Saturday, June 20, 2015

Mikołaj Trzaska Ircha Clarinet Quartet – Black Bones (2014)

Mikołaj Trzaska Ircha Clarinet Quartet

Mikołaj Trzaska - Bb metal & bass clarinets
Michał Górczyński - Bb & bass clarinets
Paweł Szamburski - Bb & bass clarinets
Wacław Zimpel - Bb, alto & bass clarinets


Black Bones

KILOGRAM 031

By Adam Baruch

This is the fourth album by the iconic Polish clarinet quartet Ircha, led by Mikołaj Trzaska and also including Michał Górczyński, Paweł Szamburski and Wacław Zimpel. These four players are all ensemble leaders on they own right and are among the undisputed leaders of the avant-garde Polish Jazz/Improvised Music scene in the last decade. But above all they are superbly talented musicians and creative personalities, who turn Ircha into a supergroup of legendary proportions. This album is in fact a twin album, not a 2 CD album, but two separately packaged albums recorded just three months apart, one in a studio and the other one live, presenting almost completely different musical material.

The studio album presents thirteen pieces (collected into ten tracks), some traditional Sephardic and Hasidic Jewish songs, others composed by Trzaska and yet others composed by the quartet. The live album presents also thirteen pieces (collected into eight tracks), with just a few of them being the same ones as those on the studio album, also being traditional Jewish songs, others composed by Trzaska or by the quartet. The live album was recorded at the Falenica (a Warsaw suburb) train station, during a concert I had the immense pleasure to attend and meet Mikołaj and the quartet in person for the first time. My warm applause is therefore captured for posterity on that album.

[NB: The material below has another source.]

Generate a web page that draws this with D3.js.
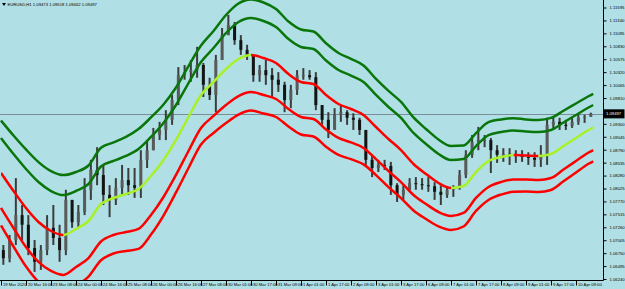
<!DOCTYPE html>
<html><head><meta charset="utf-8">
<script src="https://cdn.jsdelivr.net/npm/d3@7"></script>
<style>
html,body{margin:0;padding:0;background:#b0e0e6;}
svg{display:block;}
text{font-family:"Liberation Sans",Arial,sans-serif;}
</style></head><body>
<svg id="c" width="625" height="289"></svg>
<script>
// ---------- data ----------
const symbol = "EURUSD,H1";
const lastQuote = [1.09473, 1.09518, 1.09462, 1.09497];
const barsPerCandle = 4;          // each candle below groups 4 hourly bars
const totalBars = 384;
const firstOpen = 1.0681;
const candleHigh = [1.0691,1.0711,1.0823,1.0770,1.0750,1.0701,1.0691,1.0750,1.0770,1.0731,
  1.0800,1.0780,1.0770,1.0823,1.0859,1.0884,1.0849,1.0809,1.0823,1.0849,
  1.0843,1.0843,1.0878,1.0898,1.0922,1.0934,1.0957,1.0987,1.1042,1.1046,
  1.1056,1.1082,1.1050,1.1021,1.1066,1.1119,1.1145,1.1131,1.1105,1.1086,
  1.1066,1.1046,1.1056,1.1040,1.1032,1.1013,1.1007,1.1036,1.1040,1.1036,
  1.1032,1.0967,1.0953,1.0961,1.0967,1.0957,1.0951,1.0942,1.0918,1.0869,
  1.0859,1.0859,1.0855,1.0813,1.0809,1.0823,1.0825,1.0823,1.0825,1.0815,
  1.0809,1.0807,1.0809,1.0839,1.0878,1.0908,1.0924,1.0908,1.0902,1.0888,
  1.0882,1.0882,1.0878,1.0878,1.0874,1.0874,1.0888,1.0942,1.0944,1.0942,
  1.0938,1.0942,1.0948,1.0948,1.0952];
const candleLow = [1.0652,1.0657,1.0691,1.0701,1.0671,1.0638,1.0642,1.0671,1.0691,1.0658,
  1.0671,1.0725,1.0725,1.0750,1.0780,1.0809,1.0770,1.0746,1.0770,1.0790,
  1.0790,1.0784,1.0784,1.0843,1.0878,1.0898,1.0898,1.0928,1.0967,1.1017,
  1.1013,1.1021,1.0983,1.0977,1.0953,1.1056,1.1105,1.1086,1.1066,1.1056,
  1.1013,1.1013,1.1007,1.0983,1.0993,1.0953,1.0961,1.0987,1.1017,1.1017,
  1.0957,1.0928,1.0902,1.0922,1.0934,1.0928,1.0918,1.0908,1.0849,1.0825,
  1.0835,1.0839,1.0790,1.0776,1.0780,1.0796,1.0800,1.0800,1.0796,1.0780,
  1.0770,1.0784,1.0786,1.0800,1.0823,1.0863,1.0878,1.0884,1.0833,1.0853,
  1.0855,1.0849,1.0853,1.0855,1.0849,1.0845,1.0845,1.0849,1.0918,1.0918,
  1.0918,1.0922,1.0928,1.0932,1.0944];
const candleClose = [1.0665,1.0701,1.0750,1.0731,1.0685,1.0658,1.0681,1.0725,1.0705,1.0681,
  1.0780,1.0736,1.0756,1.0800,1.0839,1.0829,1.0790,1.0780,1.0804,1.0819,
  1.0809,1.0804,1.0859,1.0878,1.0908,1.0918,1.0938,1.0977,1.1026,1.1032,
  1.1036,1.1046,1.1007,1.0987,1.1056,1.1105,1.1125,1.1095,1.1076,1.1066,
  1.1026,1.1036,1.1026,1.1017,1.1007,1.0977,1.0997,1.1026,1.1026,1.1022,
  1.0967,1.0938,1.0918,1.0948,1.0953,1.0942,1.0938,1.0918,1.0859,1.0843,
  1.0849,1.0847,1.0809,1.0790,1.0800,1.0813,1.0811,1.0809,1.0807,1.0796,
  1.0790,1.0800,1.0804,1.0829,1.0869,1.0894,1.0898,1.0898,1.0878,1.0869,
  1.0871,1.0869,1.0867,1.0865,1.0863,1.0859,1.0869,1.0928,1.0934,1.0928,
  1.0926,1.0934,1.0942,1.0944,1.0950];

// indicator: centre line and band unit, sampled every 8 hourly bars (+ last bar)
const lineStep = 8;
const lastBar = 379;
const midLine = [1.08331,1.07976,1.07640,1.07364,1.07187,1.07108,1.07226,1.07384,1.07719,1.07838,
  1.07917,1.08015,1.08272,1.08587,1.08982,1.09435,1.09869,1.10126,1.10382,1.10579,
  1.10658,1.10599,1.10500,1.10283,1.10126,1.10086,1.09869,1.09692,1.09593,1.09475,
  1.09238,1.09001,1.08784,1.08508,1.08311,1.08134,1.08035,1.08074,1.08350,1.08567,
  1.08646,1.08686,1.08676,1.08666,1.08706,1.08863,1.09021,1.09179,1.09228];
const bandUnit = [0.00345,0.00365,0.00385,0.00394,0.00394,0.00394,0.00375,0.00365,0.00370,0.00365,
  0.00375,0.00394,0.00385,0.00365,0.00345,0.00335,0.00325,0.00335,0.00355,0.00365,
  0.00365,0.00365,0.00355,0.00345,0.00345,0.00345,0.00340,0.00335,0.00330,0.00325,
  0.00316,0.00316,0.00316,0.00306,0.00296,0.00286,0.00276,0.00266,0.00256,0.00256,
  0.00247,0.00242,0.00237,0.00237,0.00237,0.00232,0.00227,0.00222,0.00222];
const innerMult = 2, outerMult = 3;

const priceTicks = ["1.11595","1.11340","1.11085","1.10830","1.10575","1.10320","1.10065","1.09810",
  "1.09555","1.09300","1.09045","1.08790","1.08535","1.08280","1.08025","1.07770","1.07515",
  "1.07260","1.07005","1.06750","1.06495","1.06240"];
const timeLabels = ["19 Mar 2020","20 Mar 16:00","23 Mar 08:00","24 Mar 00:00","24 Mar 16:00",
  "25 Mar 08:00","26 Mar 00:00","26 Mar 16:00","27 Mar 08:00","30 Mar 01:00","30 Mar 17:00",
  "31 Mar 09:00","1 Apr 01:00","1 Apr 17:00","2 Apr 09:00","3 Apr 01:00","3 Apr 17:00",
  "6 Apr 09:00","7 Apr 01:00","7 Apr 17:00","8 Apr 09:00","9 Apr 01:00","9 Apr 17:00","10 Apr 09:00"];
const timeLabelStep = 16;

// ---------- drawing ----------
const svg = d3.select("#c");
const plotR = 603, plotB = 280;
const x = d3.scaleLinear().domain([0, totalBars]).range([1, 601]);
const y = d3.scaleLinear().domain([+priceTicks[priceTicks.length-1], +priceTicks[0]]).range([279, 7.5]);

const defs = svg.append("defs");
defs.append("clipPath").attr("id","plot").append("rect")
  .attr("x",0).attr("y",0).attr("width",plotR).attr("height",plotB);

const plot = svg.append("g").attr("clip-path","url(#plot)");

// bid line
const bidY = Math.round(y(lastQuote[3]))+0.5;
plot.append("line").attr("x1",0).attr("x2",plotR).attr("y1",bidY).attr("y2",bidY)
  .attr("stroke","#7d8c99").attr("stroke-width",1);

// candles
const candles = candleClose.map((c,i)=>({
  o: i===0 ? firstOpen : candleClose[i-1], h: candleHigh[i], l: candleLow[i], c,
  bar: i*barsPerCandle + (barsPerCandle-1)/2
}));
const cg = plot.append("g");
cg.selectAll("line.w").data(candles).join("line").attr("class","w")
  .attr("x1",d=>x(d.bar)).attr("x2",d=>x(d.bar))
  .attr("y1",d=>y(d.h)).attr("y2",d=>y(d.l))
  .attr("stroke","#3c3c3c").attr("stroke-width",2);
cg.selectAll("rect").data(candles).join("rect")
  .attr("x",d=>x(d.bar)-1.5).attr("width",3)
  .attr("y",d=>Math.min(y(d.o),y(d.c)))
  .attr("height",d=>Math.max(1,Math.abs(y(d.o)-y(d.c))))
  .attr("fill",d=>d.c>=d.o ? "#5a5a5a" : "#141414");

// indicator lines
const lineBars = d3.range(0, lastBar, lineStep).concat([lastBar]);
const pts = midLine.map((m,i)=>({bar: lineBars[i], m, u: bandUnit[i]}));
const mk = f => d3.line().x(d=>x(d.bar)).y(f).curve(d3.curveMonotoneX)(pts);

const bands = [
  {f:d=>y(d.m + outerMult*d.u), c:"#0a760a"},
  {f:d=>y(d.m + innerMult*d.u), c:"#0a760a"},
  {f:d=>y(d.m - innerMult*d.u), c:"#ff0000"},
  {f:d=>y(d.m - outerMult*d.u), c:"#ff0000"}
];
bands.forEach(b=>plot.append("path").attr("d",mk(b.f)).attr("fill","none")
  .attr("stroke",b.c).attr("stroke-width",2.5).attr("stroke-linejoin","round"));

// centre line coloured by direction
const riseClip = defs.append("clipPath").attr("id","rise");
const fallClip = defs.append("clipPath").attr("id","fall");
for (let i=0;i<pts.length-1;i++){
  const up = pts[i+1].m >= pts[i].m;
  (up?riseClip:fallClip).append("rect")
    .attr("x",x(pts[i].bar)).attr("width",x(pts[i+1].bar)-x(pts[i].bar)+0.01)
    .attr("y",0).attr("height",plotB);
}
const midPath = mk(d=>y(d.m));
plot.append("path").attr("d",midPath).attr("fill","none").attr("stroke","#ff0000")
  .attr("stroke-width",2.5).attr("clip-path","url(#fall)");
plot.append("path").attr("d",midPath).attr("fill","none").attr("stroke","#a8f028")
  .attr("stroke-width",2.5).attr("clip-path","url(#rise)");

// frame
svg.append("line").attr("x1",plotR+0.5).attr("x2",plotR+0.5).attr("y1",0).attr("y2",plotB+0.5)
  .attr("stroke","#000").attr("stroke-width",1);
svg.append("line").attr("x1",0).attr("x2",plotR+0.5).attr("y1",plotB+0.5).attr("y2",plotB+0.5)
  .attr("stroke","#000").attr("stroke-width",1);

// price axis (labels hidden under the current-price box are skipped, as on the terminal)
const py = y(lastQuote[3]);
const shownTicks = priceTicks.filter(t=>Math.abs(y(+t)-py) > 6);
const yAxis = d3.axisRight(y).tickValues(shownTicks.map(Number))
  .tickFormat(d=>d3.format(".5f")(d)).tickSize(3).tickPadding(3);
const ya = svg.append("g").attr("transform",`translate(${plotR+0.5},0)`).call(yAxis);
ya.select(".domain").remove();
ya.selectAll("line").attr("stroke","#000");
ya.selectAll("text").attr("font-size",4.2).attr("fill","#000")
  .attr("font-family","Liberation Sans, Arial, sans-serif");

// current price box
svg.append("rect").attr("x",plotR+1).attr("y",py-4).attr("width",20).attr("height",8)
  .attr("fill","#000").attr("stroke","#000");
svg.append("text").attr("x",plotR+3).attr("y",py).attr("dy","0.35em")
  .attr("font-size",4.2).attr("fill","#fff").text(d3.format(".5f")(lastQuote[3]));

// time axis
const timeBars = timeLabels.map((t,i)=>i*timeLabelStep);
const xAxis = d3.axisBottom(x).tickValues(timeBars).tickFormat((d,i)=>timeLabels[i])
  .tickSize(5).tickSizeOuter(0);
const xa = svg.append("g").attr("transform",`translate(0,${plotB+0.5})`).call(xAxis);
xa.select(".domain").remove();
xa.selectAll("line").attr("stroke","#000");
xa.selectAll("text").attr("text-anchor","start").attr("x",1.5).attr("y",2.2).attr("dy","0.71em")
  .attr("font-size",4.2).attr("fill","#000").attr("font-family","Liberation Sans, Arial, sans-serif");

// title
svg.append("path").attr("d","M2,3 L6,3 L4,6 Z").attr("fill","#000");
svg.append("text").attr("x",7.5).attr("y",4.5).attr("dy","0.35em").attr("font-size",4.2)
  .attr("fill","#000").text(`${symbol} ${lastQuote.map(d3.format(".5f")).join(" ")}`);
</script>
</body></html>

Although including only clarinets, Ircha is capable of producing an almost symphonic wall of sound, which can be immensely impressive. The various clarinets cover a wide range of the audible spectrum and compliment each other beautifully. The overall sound produced by Ircha is therefore a completely unique and incomparable sonic experience, which combined with the deeply spiritual music, has an overwhelming impression on the listener, reaching deeply into the soul and completely transfixing the mind.

Of course the music of Ircha is also a symbol of the rebirth of Jewish music in Poland, where it originally existed for almost a millennium, before being eradicated by the Holocaust. The fact that Polish musicians, regardless of the fact if they have a Jewish background or not, take traditional Jewish music into the next millennium, and into a new dimension, is truly astounding and uplifting. The entire phenomenon, which involves a surprisingly large group of Polish musicians, many of them from the Jazz idiom, is simply miraculous. There is no doubt that Ircha is amongst the cream of the crop of these musicians/ensembles, and perhaps the most important amongst them aesthetically and artistically.

The music of Ircha is a bridge between styles and cultures, freedom and discipline, emotion and intellect. Such a complex arsenal of stimuli is able to reach a diverse public, from many different backgrounds, ages and personal tastes, and this is its true forte. This is why each and every listener of their music receives a different input and generates a different reaction; exactly what great Art is all about.